カリスマ主義の復興 ― それはどういうことか
崇拝のために集まった人々は祈っているかのように頭を垂れています。あたりは静まりかえっています。それから,かすかな声が聞こえてきます。つぶやくような祈りの声です。突然,大音声が響き渡り,人々の腕と手と顔が天に向かって上げられます。興奮がその場にみなぎります。
すると,人々は「主をほめたたえよ!」,「ハレルヤ!」といった宗教的なスローガンを大声で唱えます。次いである人が,だれも理解できない「言語」で話し始めます。涙が流れます。参加者は法悦の境に浸っているかに見えます。
これはペンテコステ派の集会でしょうか。数年前までは,そのように考えられたことでしょう。ところが,上に挙げたような出来事は監督派の教会やローマ・カトリックの大学の講堂で開かれる集会,あるいはカトリック教徒とプロテスタント信者の入り混じったグループの開くどこの集会でも同じほど容易に生じ得るのです。
“神の恩ちょうの賜物”(ギリシャ語,カリスマータ)を持っていると唱える人々は以前の世代にも存在しました。ですから,これよりも古くからあり,“異言で話すこと”や“いやし”の“賜物”の伴っていたペンテコステ派の運動は,カリスマ主義的な運動と言われました。こうした賜物は神の聖霊に由来すると考えられています。
“新カリスマ主義者”
1960年代の諸教会は概して霊的に停滞していたようです。会員数は落ち込み,神学校は深刻な定員不足に見舞われました。ところがその後,突如として“新カリスマ主義者”が登場したのです。どのようにでしょうか。

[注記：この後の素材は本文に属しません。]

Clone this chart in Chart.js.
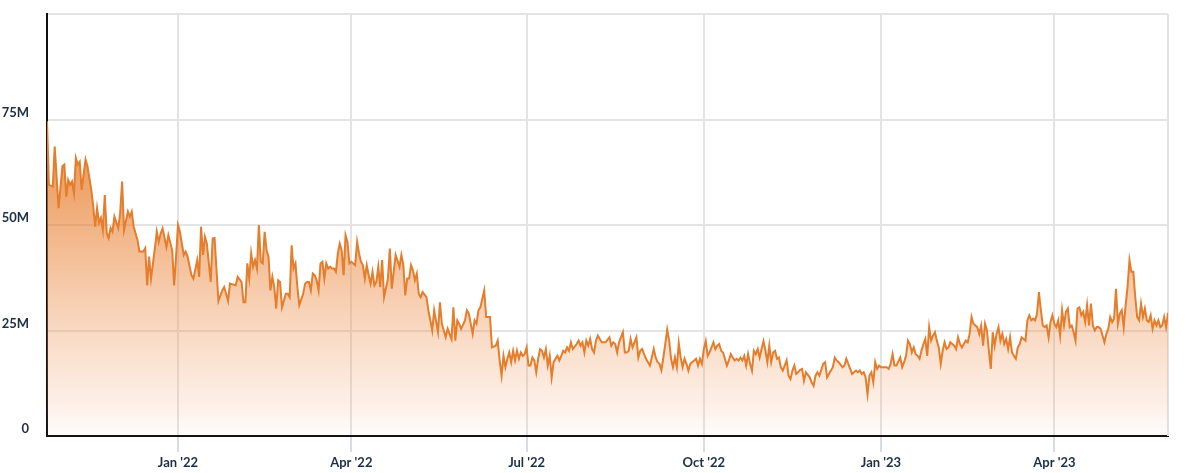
<!DOCTYPE html>
<html>
<head>
<meta charset="utf-8">
<title>Daily volume</title>
<script src="https://cdn.jsdelivr.net/npm/chart.js@4/dist/chart.umd.min.js"></script>
<style>
  html, body { margin: 0; padding: 0; background: #fff; }
  .chart-box { width: 1200px; height: 473px; position: relative; }
</style>
</head>
<body>
<div class="chart-box"><canvas id="volumeChart"></canvas></div>
<script>
// day offsets counted from startDate, values in millions
const startDate = '2022-01-01';
const dayOffsets = [
  -68, -67, -65, -64, -62, -60, -59, -58, -57, -56, -55, -54, -53, -52, -51, -50, -48, -47, -45, -44,
  -43, -42, -41, -40, -39, -38, -37, -36, -35, -34, -33, -31, -30, -29, -28, -26, -25, -24, -23, -21,
  -20, -18, -17, -16, -15, -14, -12, -11, -10, -9, -8, -6, -5, -3, -2, -1, 0, 1, 3, 4,
  5, 7, 8, 10, 11, 12, 13, 14, 15, 17, 18, 19, 21, 23, 24, 26, 27, 30, 31, 33,
  34, 35, 36, 37, 38, 39, 40, 41, 42, 43, 44, 45, 46, 47, 48, 49, 50, 51, 52, 53,
  54, 56, 57, 58, 59, 60, 61, 62, 63, 65, 66, 67, 68, 69, 70, 71, 72, 73, 74, 75,
  76, 77, 78, 79, 80, 81, 82, 83, 84, 85, 86, 87, 88, 89, 90, 91, 92, 93, 94, 95,
  96, 97, 98, 99, 100, 101, 102, 103, 104, 105, 106, 107, 109, 110, 111, 112, 113, 115, 116, 117,
  118, 119, 120, 121, 122, 123, 124, 125, 126, 127, 129, 130, 132, 133, 135, 136, 137, 139, 140, 142,
  143, 144, 145, 146, 147, 149, 150, 151, 153, 154, 155, 156, 157, 159, 160, 162, 163, 165, 166, 167,
  168, 169, 170, 171, 172, 173, 174, 175, 176, 177, 178, 179, 180, 181, 182, 183, 184, 185, 186, 187,
  188, 189, 190, 191, 192, 193, 194, 195, 197, 198, 199, 200, 201, 202, 203, 204, 205, 207, 208, 209,
  210, 211, 212, 213, 214, 215, 216, 217, 218, 219, 220, 222, 224, 225, 226, 227, 228, 229, 231, 232,
  233, 234, 235, 236, 237, 238, 239, 240, 241, 242, 243, 245, 246, 247, 248, 249, 250, 251, 252, 253,
  254, 255, 256, 257, 258, 259, 260, 261, 262, 263, 264, 265, 266, 268, 269, 270, 271, 272, 273, 274,
  275, 276, 277, 278, 279, 280, 281, 282, 283, 285, 286, 287, 288, 289, 290, 291, 292, 293, 294, 295,
  296, 297, 298, 299, 300, 301, 302, 303, 304, 305, 306, 307, 308, 309, 310, 311, 312, 313, 314, 316,
  317, 318, 319, 320, 321, 322, 323, 324, 325, 326, 328, 329, 330, 331, 332, 333, 335, 336, 337, 338,
  339, 340, 341, 342, 343, 345, 346, 347, 348, 349, 350, 352, 353, 354, 355, 356, 357, 358, 359, 360,
  361, 362, 363, 364, 365, 367, 368, 369, 370, 371, 372, 373, 375, 376, 377, 378, 379, 380, 381, 382,
  383, 384, 385, 386, 387, 388, 389, 390, 391, 392, 393, 394, 395, 396, 397, 398, 399, 400, 401, 403,
  404, 405, 406, 407, 408, 409, 410, 411, 412, 413, 414, 415, 416, 417, 418, 419, 420, 421, 422, 423,
  424, 425, 426, 427, 428, 429, 430, 431, 432, 433, 434, 435, 436, 437, 438, 439, 440, 441, 442, 443,
  444, 445, 446, 447, 448, 449, 450, 451, 452, 453, 454, 455, 456, 457, 458, 459, 460, 461, 462, 463,
  464, 465, 466, 467, 468, 469, 470, 471, 472, 473, 474, 475, 476, 477, 478, 479, 480, 481, 482, 483,
  484, 485, 486, 487, 488, 489, 490, 491, 492, 493, 494, 495, 496, 497, 498, 499, 500, 501, 502, 503,
  504, 505, 506, 507, 508, 509, 510, 511, 512, 513, 514
];
const valuesM = [
  74.6, 59.5, 59.1, 68.6, 54, 63.9, 64.3, 56.7, 60.7, 59.5, 60.3, 57.5, 65.9, 64.3, 65, 58.3, 65.5, 63.9, 58.3, 54.4,
  49.6, 54, 50.5, 51.7, 48.8, 57.1, 48.1, 46.9, 49.3, 48.4, 52, 49.3, 52.9, 60.3, 48.8, 53.2, 52, 53.2, 49.6, 46.4,
  43.7, 43.7, 44.5, 35.7, 42.5, 37.3, 44.4, 48.4, 46, 48, 49.2, 44.8, 47.6, 44, 35.7, 42.5, 50, 48.4, 42.9, 43.7,
  42.5, 38.1, 37.3, 41.7, 37.7, 49.6, 42.9, 47.2, 45.6, 36.5, 46.8, 46.9, 32, 34.5, 35.3, 32, 36.1, 35.7, 37.7, 36.5,
  31.7, 31.7, 40.9, 37.3, 43.3, 40.1, 41.7, 39.7, 50, 41.3, 40.9, 48.4, 44, 42.5, 34.5, 37.7, 35.3, 30.2, 36.9, 36.5,
  30.5, 33.7, 33.7, 32.9, 45.2, 39.7, 40.9, 35.3, 31, 33.7, 36.1, 36.5, 36.5, 34.5, 38.5, 38.1, 36.9, 34.5, 40.9, 41.3,
  37.3, 40.9, 39.7, 40.1, 39.7, 39.7, 38.9, 43.3, 45.6, 44, 38.1, 47.6, 46, 40.9, 41.3, 40.9, 40.5, 46, 43.3, 41.3,
  40.5, 37.3, 40.5, 38.1, 36.1, 38.9, 35.7, 36.5, 40.1, 35.3, 41.7, 32.9, 37.3, 44.4, 34.9, 38.9, 42.9, 40.1, 42.9, 40.5,
  33.3, 37.3, 37.3, 40.5, 39.3, 36.9, 38.5, 33.7, 32.9, 34.1, 32.9, 29.8, 25, 29.8, 24.6, 31.7, 26.6, 23.4, 25.4, 23,
  30.5, 22.6, 27.4, 26.6, 25.4, 27.4, 29.8, 29, 24.2, 27.4, 26.6, 29.8, 30.5, 34.5, 28.2, 28.2, 21, 21.4, 22.6, 17.9,
  14.3, 19, 16.3, 18.3, 19.8, 17.5, 20.2, 17.9, 20.2, 18.3, 19.8, 19, 19.4, 21, 16.7, 16.7, 18.6, 17.9, 15.1, 18.3,
  20.6, 20.2, 18.6, 20.6, 16.7, 19, 13.9, 17.5, 19, 17.9, 19, 20.2, 19.8, 21, 20.2, 22.2, 20.6, 21.8, 22.6, 21.4,
  22.2, 19.8, 22.6, 21.4, 23, 20.6, 19.8, 22.6, 23.8, 23, 22.2, 22.2, 23.4, 21.4, 22.2, 21.8, 19.8, 22.2, 24.6, 19.8,
  19.8, 20.2, 23, 21, 22.2, 23.4, 18.6, 20.2, 20.6, 19.4, 18.3, 16.7, 18.6, 20.6, 18.6, 17.5, 17.1, 15.6, 18.6, 21.8,
  25.2, 22.6, 18.3, 16.3, 18.6, 16.3, 22, 18.6, 16.3, 18.3, 17.1, 15.5, 17.1, 17.9, 18.3, 16.7, 18.3, 17.1, 20.6, 22.5,
  19, 19.8, 21, 22.2, 20.6, 21.4, 21.8, 20.2, 19.8, 16.7, 17.9, 19.4, 18.6, 17.9, 18.3, 17.9, 18.6, 17.9, 19, 16.7,
  19.4, 17.1, 15.5, 20.2, 19.4, 20.6, 18.6, 20.6, 22.5, 20.2, 17.5, 21.4, 17.5, 19.8, 20.2, 18.3, 18.6, 16.3, 15.5, 17.9,
  14.3, 13.5, 15.5, 16.7, 14.7, 15.1, 15.7, 15.9, 13.1, 15.1, 13.9, 12.7, 11.9, 14.3, 15.1, 14.3, 17.1, 17.5, 13.9, 14.7,
  15.5, 16.3, 18.6, 17.9, 17.5, 16.3, 16.7, 18.3, 17.1, 15.9, 14.7, 15.5, 15.1, 15.5, 14.7, 15.1, 13.9, 9.9, 14.3, 15.1,
  12.7, 17.5, 15.9, 16.7, 16.3, 16.3, 16.3, 15.9, 17.1, 19.4, 16.7, 16.7, 18.6, 16.3, 17.5, 19, 22.6, 21.8, 19.8, 21,
  19.4, 19, 18.3, 20.2, 21.8, 23, 19, 25.8, 22.6, 23.8, 24.6, 22.6, 21, 17.1, 20.2, 22.2, 20.6, 21, 22.2, 21.4,
  20.6, 23.4, 21.8, 21, 21.8, 22.6, 22.2, 24.2, 28.2, 26.6, 26.2, 25.8, 24.2, 26.2, 21.4, 26.6, 25, 20.2, 15.9, 24.6,
  21.4, 24.2, 25.8, 22.6, 24.2, 21.8, 23, 20.6, 23.4, 19.8, 19, 18.3, 21, 21.8, 23.4, 23, 22.6, 27.4, 28.6, 27.4,
  27.8, 27.4, 29, 34.1, 29.8, 26.2, 25.8, 26.2, 23.4, 27, 28.6, 26.6, 25.8, 27.4, 23.8, 29.8, 26.2, 29.4, 30.2, 25.8,
  26.2, 24.6, 22.6, 30.2, 30.5, 28.6, 29.4, 27, 31, 26.2, 31.4, 26.2, 25, 25.8, 25.8, 25.4, 23.8, 22.2, 24.2, 25.4,
  28.2, 27, 27.8, 34.9, 26.6, 29, 29.8, 25.8, 31, 35.3, 41.7, 38.9, 38.9, 32.9, 28.2, 27.4, 31.4, 28.2, 30.2, 27.4,
  27, 28.6, 25.4, 27.4, 26.2, 27.4, 25.8, 26.2, 28.2, 25.8, 29.2
];

const tickDates = ['2022-01-01', '2022-04-01', '2022-07-01', '2022-10-01', '2023-01-01', '2023-04-01'];
const tickLabels = ["Jan '22", "Apr '22", "Jul '22", "Oct '22", "Jan '23", "Apr '23"];
const yTickValues = [0, 25, 50, 75, 100];
const yTickLabels = ['0', '25M', '50M', '75M', ''];

const DAY = 86400000;
const toOffset = (iso) => Math.round((Date.parse(iso) - Date.parse(startDate)) / DAY);
const tickOffsets = tickDates.map(toOffset);

const points = dayOffsets.map((d, i) => ({ x: d, y: valuesM[i] }));

// borde derecho gris del área del gráfico
const rightBorder = {
    id: 'rightBorder',
    beforeDatasetsDraw(chart) {
        const { ctx, chartArea } = chart;
        ctx.save();
        ctx.strokeStyle = '#e2e2e2';
        ctx.lineWidth = 2;
        ctx.beginPath();
        ctx.moveTo(chartArea.right, chartArea.top);
        ctx.lineTo(chartArea.right, chartArea.bottom);
        ctx.stroke();
        ctx.restore();
    }
};

const ctx = document.getElementById('volumeChart');
new Chart(ctx, {
    type: 'line',
    data: {
        datasets: [{
            data: points,
            borderColor: '#e47d2c',
            borderWidth: 2,
            pointRadius: 0,
            tension: 0,
            fill: 'origin',
            backgroundColor: (c) => {
                const area = c.chart.chartArea;
                if (!area) return 'rgba(232,130,47,0.4)';
                const g = c.chart.ctx.createLinearGradient(0, area.top, 0, area.bottom);
                g.addColorStop(0, 'rgba(230,122,40,0.92)');
                g.addColorStop(0.25, 'rgba(230,122,40,0.82)');
                g.addColorStop(0.44, 'rgba(232,128,48,0.68)');
                g.addColorStop(0.68, 'rgba(236,140,70,0.42)');
                g.addColorStop(0.92, 'rgba(240,155,100,0.16)');
                g.addColorStop(1, 'rgba(240,160,110,0.03)');
                return g;
            }
        }]
    },
    options: {
        responsive: true,
        maintainAspectRatio: false,
        animation: false,
        layout: { padding: { top: 14, right: 32, left: 0, bottom: 0 } },
        plugins: { legend: { display: false }, tooltip: { enabled: false } },
        scales: {
            x: {
                type: 'linear',
                min: dayOffsets[0],
                max: dayOffsets[dayOffsets.length - 1],
                afterBuildTicks: (axis) => { axis.ticks = tickOffsets.map(v => ({ value: v })); },
                afterFit: (axis) => { axis.height = 37; axis.paddingLeft = 0; axis.paddingRight = 0; },
                grid: { color: '#e4e4e4', lineWidth: 2, tickLength: 16, tickColor: '#c9d2de', tickWidth: 1.5 },
                border: { color: '#111', width: 2 },
                ticks: {
                    autoSkip: false,
                    maxRotation: 0,
                    padding: 3,
                    color: '#1d2f45',
                    font: { family: 'Lato', size: 13, weight: 'bold' },
                    callback: (v) => tickLabels[tickOffsets.indexOf(v)]
                }
            },
            y: {
                min: 0,
                max: 100,
                afterBuildTicks: (axis) => { axis.ticks = yTickValues.map(v => ({ value: v })); },
                afterFit: (axis) => { axis.width = 47; axis.paddingTop = 0; axis.paddingBottom = 0; },
                grid: { color: '#e4e4e4', lineWidth: 2, drawTicks: false },
                border: { color: '#111', width: 2 },
                ticks: {
                    padding: 18,
                    labelOffset: -7,
                    color: '#1d2f45',
                    font: { family: 'Lato', size: 13, weight: 'bold' },
                    callback: (v) => yTickLabels[yTickValues.indexOf(v)]
                }
            }
        }
    },
    plugins: [rightBorder]
});
</script>
</body>
</html>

1959年に,米国カリフォルニア州のある監督派の教会で,幾人かの教会員が異言で話しだしました。後日,監督派の別の教会の一司祭も同じことを行ないました。その司祭が米国ワシントン州に配転されると,その地でも異言が語られるという事態が生じました。この概念は米国各地のプロテスタント系の神学校や大学や教会に広まりました。そして1960年代の後半には,米国のピッツバーグ市にあるドゥーケーン大学のローマ・カトリック教徒の一グループが異言を語るようになりました。このニュースが広まり,他のローマ・カトリック系の大学や教区でも同じような出来事が生じました。ほどなくして,様々な宗教団体に属するこれらのグループの一部が集まり合い,異言で語ったりいやしを行なったりするようになりました。
この動きは他の国々にも広がり,新聞の報道によると,世界各地の大都市で開かれたカリスマ主義者の大会に幾万もの人が出席しました。1980年の一世論調査の示すところによると,アメリカ人の大人のうち約2,900万人は自らをカリスマ主義的なクリスチャンであると見ています。
何を意味するか
多くの誠実な人々は,こうした出来事を,宗教の力を盛り返すべく神の聖霊がカリスマ主義の復興に働いている証拠であると見ています。様々な宗教的背景を持つこれらの人々の身に何かが生じたに違いありません。しかもそれらの人々は,神に喜ばれたいとの願いを持っているようです。
そうであれば,この動きを注意深く分析し,実際にどんなことが成し遂げられているかを進んで調べてみるべきです。それは神の是認を表わす証拠を生み出していますか。神は現代にこうした仕方で働きかけておられるのでしょうか。